SectionUpdated April 16, 2026

    FAR 23.402Authorities.

    Plain-English Summary

    FAR 23.402 is an authorities section that identifies the legal and policy sources underlying the federal acquisition sustainability and pollution-prevention framework addressed in this part. It specifically points to three authorities: the Emergency Planning and Community Right-to-Know Act of 1986 (EPCRA), the Pollution Prevention Act of 1990 (PPA), and Executive Order 14057, Catalyzing Clean Energy Industries and Jobs Through Federal Sustainability. In practical terms, this section does not itself impose detailed contractor procedures; instead, it tells readers where the government’s authority comes from for requirements related to environmental reporting, pollution prevention, and federal sustainability initiatives. For contracting officers and contractors, the significance is that later FAR provisions in this part are grounded in these statutes and the Executive Order, so compliance obligations and solicitation clauses in the environmental/sustainability area should be read in light of these authorities. It also signals that agencies may use procurement to support broader federal goals such as reducing pollution, improving reporting, and advancing clean energy and sustainability objectives.

    Key Rules

    EPCRA is a governing authority

    The section identifies the Emergency Planning and Community Right-to-Know Act of 1986 as a foundational authority. In practice, this means acquisition requirements in this area may relate to hazardous chemical reporting, emergency planning, and community right-to-know obligations.

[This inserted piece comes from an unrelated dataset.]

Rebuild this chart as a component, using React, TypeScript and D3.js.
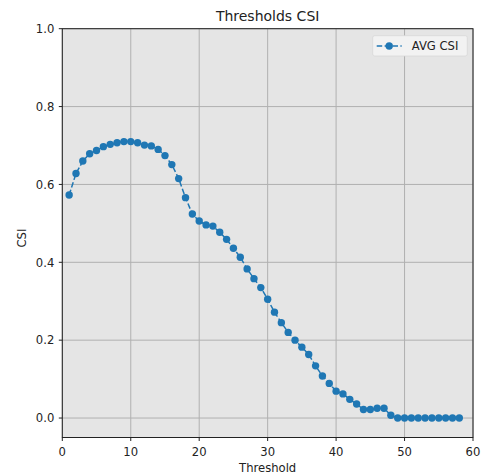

    PPA supports pollution prevention

    The Pollution Prevention Act of 1990 is listed as an authority for this FAR part. This ties procurement policy to source reduction and pollution-prevention priorities, rather than relying only on end-of-pipe waste management.

    Executive Order 14057 applies

    The section also cites Executive Order 14057, which directs federal sustainability efforts and clean energy-related actions. This means procurement policy may be used to advance sustainability goals, including cleaner energy use and lower environmental impact.

    Authorities inform later requirements

    This section is a citation provision, not a detailed compliance rule by itself. Its function is to establish the legal basis for the substantive requirements that appear elsewhere in FAR Part 23 and related agency guidance.

    Federal procurement supports environmental policy

    By listing these authorities together, the FAR makes clear that acquisition is a tool for implementing environmental and sustainability policy. Contracting actions in this area should therefore be aligned with statutory and executive policy objectives, not treated as purely administrative purchasing decisions.

    Responsibilities

    Contracting Officer

    Use the authorities cited in this section as the legal and policy basis when applying FAR Part 23 requirements, drafting solicitations, and evaluating whether environmental or sustainability clauses are needed.

    Agency

    Implement procurement policies and internal guidance consistent with EPCRA, the PPA, and Executive Order 14057, and ensure acquisition planning reflects applicable sustainability and pollution-prevention objectives.

    Contractor

    Understand that environmental, reporting, pollution-prevention, and sustainability requirements in solicitations or contracts may be grounded in these authorities and comply with any resulting contract clauses or reporting obligations.

    Program/Acquisition Staff

    Coordinate early to identify whether the acquisition may trigger environmental reporting, pollution-prevention, or sustainability-related requirements under the authorities cited here.

    Practical Implications

    1

    This section matters because it tells you the source of authority for the rest of FAR Part 23; if you are interpreting a later requirement, these are the legal anchors behind it.

    2

    A common pitfall is treating this section as if it creates standalone duties; it mainly identifies authorities, so the actual obligations usually appear in other FAR sections, agency supplements, or contract clauses.

    3

    Contracting officers should check whether an acquisition touches hazardous materials, pollution prevention, or sustainability goals early in planning, because those issues can affect specifications, evaluation factors, reporting, and clause selection.

    4

    Contractors should not assume environmental requirements are optional or purely policy-based; once incorporated into the contract, they can become enforceable obligations.

    5

    Because Executive Order 14057 is included alongside statutes, agencies may use procurement to advance broader sustainability and clean energy objectives, so offerors should watch for evolving requirements in solicitations and agency guidance.

    Official Regulatory Text

    (a) Emergency Planning and Community Right-to-Know Act of 1986, 42 U.S.C. 11001-11050 (EPCRA). (b) Pollution Prevention Act of 1990, 42 U.S.C. 13101-13109 (PPA). (c) Executive Order 14057 , Catalyzing Clean Energy Industries and Jobs Through Federal Sustainability, dated December 8, 2021.